Газета Завтра 1256 (51 2017) - страница 31

стр.

Герой батального цикла — солдат Империи в буквальном смысле. Тот, кто всеми силами не даёт ей свернуться в свиток. Солдат ставит на край этого свитка свой сапог и не отступает до последнего, будто под его пятой — мина, после взрыва которой Империя будет растерзана.

Таков герой романа "Дворец" — комбат спецназа Калмыков. Его прошлое остаётся читателю неведомо. Оно лишь приоткрывается в туманных видениях детства, в отрывочных воспоминаниях о юности, в грёзах первой любви, в образах мамы и бабушки. Действие романа сосредоточено на настоящем Калмыкова, будто все знания, все энергии, все умения, добытые из прожитых лет, были ради одного ключевого события, были приууготовлением к чему-то самому важному и ответственному. Будто все нити прошлого завязывались в ещё неведомый узел будущего.

Но при этом, подобно Белосельцеву, Политологу или Виртуозу, Калмыков ощущает "двухслойность бытия": "Он проживал две отдельные жизни, две несопоставимые судьбы. Одна — военная, явная, грозная фатальная сила, двигающая государствами, армиями, толкала его в угрюмое неизбежное будущее. Другая — неясная, касавшаяся его одного, из тончайших невнятных энергий, из прозрений, предчувствий, бессловесных ночных молитв, вымаливающих недостижимое счастье". В какой-то момент времени жизнь расщепилась на две ветви, две линии, две дороги — и Калмыков пошел по той, где суждено беспрекословно выполнять военные приказы, где нужно быть готовым посягнуть на чужую жизнь и отдать свою. Но параллельно продолжается иная линия, иной сценарий, где нет построений, боевых задач и рапортов, где живы мама и бабушка, где дни проходят в постижении русских поэтов и художников, где с ней, единственной, создана счастливая семья.

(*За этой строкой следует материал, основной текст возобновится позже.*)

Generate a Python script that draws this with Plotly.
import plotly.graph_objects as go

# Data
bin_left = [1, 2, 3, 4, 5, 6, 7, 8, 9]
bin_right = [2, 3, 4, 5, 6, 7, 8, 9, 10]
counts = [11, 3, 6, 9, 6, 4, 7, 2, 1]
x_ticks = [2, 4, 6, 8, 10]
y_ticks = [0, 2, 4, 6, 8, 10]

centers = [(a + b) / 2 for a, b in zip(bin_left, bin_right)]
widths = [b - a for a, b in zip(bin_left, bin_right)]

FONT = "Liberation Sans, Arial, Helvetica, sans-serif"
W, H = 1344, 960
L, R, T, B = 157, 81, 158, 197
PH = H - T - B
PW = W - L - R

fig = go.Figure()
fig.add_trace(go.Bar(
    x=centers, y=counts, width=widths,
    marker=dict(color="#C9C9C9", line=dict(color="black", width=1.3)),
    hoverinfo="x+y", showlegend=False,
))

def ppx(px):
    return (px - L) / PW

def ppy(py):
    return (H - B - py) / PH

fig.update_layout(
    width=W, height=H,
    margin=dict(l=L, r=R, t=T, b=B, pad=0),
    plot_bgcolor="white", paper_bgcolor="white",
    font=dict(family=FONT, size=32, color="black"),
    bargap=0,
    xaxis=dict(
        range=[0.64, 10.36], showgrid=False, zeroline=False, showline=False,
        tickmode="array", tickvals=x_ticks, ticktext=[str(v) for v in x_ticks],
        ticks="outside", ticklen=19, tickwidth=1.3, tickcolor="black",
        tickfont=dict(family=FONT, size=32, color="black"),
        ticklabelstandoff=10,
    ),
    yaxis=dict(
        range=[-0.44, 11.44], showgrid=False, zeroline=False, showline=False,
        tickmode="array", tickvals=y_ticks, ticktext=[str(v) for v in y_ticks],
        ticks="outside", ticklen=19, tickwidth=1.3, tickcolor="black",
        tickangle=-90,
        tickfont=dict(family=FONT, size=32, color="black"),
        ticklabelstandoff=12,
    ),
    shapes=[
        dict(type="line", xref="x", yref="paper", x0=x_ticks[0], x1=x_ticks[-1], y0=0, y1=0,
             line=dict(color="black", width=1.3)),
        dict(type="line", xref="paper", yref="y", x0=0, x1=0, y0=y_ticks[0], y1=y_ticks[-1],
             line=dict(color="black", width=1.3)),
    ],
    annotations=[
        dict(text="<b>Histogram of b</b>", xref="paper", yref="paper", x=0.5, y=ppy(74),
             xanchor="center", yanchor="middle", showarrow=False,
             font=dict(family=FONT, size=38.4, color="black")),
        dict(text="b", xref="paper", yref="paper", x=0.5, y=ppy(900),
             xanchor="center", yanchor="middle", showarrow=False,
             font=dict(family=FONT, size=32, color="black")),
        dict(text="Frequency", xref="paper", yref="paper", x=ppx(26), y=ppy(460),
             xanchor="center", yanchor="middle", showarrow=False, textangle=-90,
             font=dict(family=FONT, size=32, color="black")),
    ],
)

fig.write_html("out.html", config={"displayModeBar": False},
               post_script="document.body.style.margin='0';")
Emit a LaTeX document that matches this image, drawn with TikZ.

И кажется, что можно перескочить на эту параллельную тропу, как на соседнюю ветку железной дороги, уйти от той страшной судьбы, что уготована себе и Родине. Судьбы, что всё чаще звучит в жутких пророчествах: "Будет война, и нас спалят и разрушат. И мор, когда все умрут от голода и от страшных болезней. И другая напасть, когда все перессорятся, возненавидят друг друга, ополчатся один на другого. Что-то ужасное ходит рядом, заглядывает в каждый дом, высматривает себе добычу".

Время подвело реальную жизнь Калмыкова к той черте, у которой на востоке Советского Союза "истончилась граница". Мембрана страны в любой момент может прорваться, не сдержать инородные тела. Политическая пружина разжалась, и военное командование отдало судьбоносный приказ. Батальон спецназа Калмыкова должен десантироваться на авиабазе в Баграме и, добравшись до Кабула, усилить охрану Дворца нового афганского правителя Амина.

О русская земля! Ты уже за рекой! Страна, пережившая за десятилетие несколько госпереворотов, когда каждый новый правитель устранял вчерашних союзников, жестоко пытал противников — эта земля настороженно принимает советского солдата, распознает в нем, переодетом в местную военную форму, чужака, как матерый зверь готовится к броску.

Калмыков старается заговорить чужую землю, умоляет её остаться милостивой, не обращать доброе слово дружбы двух народов в плач и скрежет зубовный: "Калмыков испытывал к ней влечение и одновременно боязнь, любопытство и отчуждение, как к могучему существу, которое или примет его дружелюбно, примирится с его появлением, или отторгнет, погубит, превратит в горстку костяной муки, смешает с камнями и пылью. Упрашивая, заговаривая, как большую собаку, Калмыков гладил шершавую, в мелких травинках, почву". Калмыков чувствует, что где-то здесь сокрыта последняя печать Апокалипсиса.

Этой печатью, этой последней пломбой бытия оказался Дворец Амина, с детства являвшийся Калмыкову миражом, невнятной фантазией и теперь представший в действительности: "Дворец сиял золотыми окнами, распуская в холодную тьму зарево света. Казалось, парит, не касаясь земли, упираясь в гору столбами огня. Опустился из неведомых запредельных высот. Вот-вот оттолкнётся и взмоет. Уйдёт, исчезнет, превращаясь в малую искру". К Дворцу, как река к морю, текло время. Он заворожил своей красотой не одного чужеземца. Вся прошлая жизнь Калмыкова стремилась к этому чуду. Текучее время из дней, месяцев и лет советского офицера, застыло в камне, в творении восточного зодчего. Время стало пространством в несколько этажей, с удивительными интерьерами, с драгоценными камнями и золотом. Этот афганский исполин был воплощением гармонии — и если потревожить его, во всём мироздании нарушится равновесие.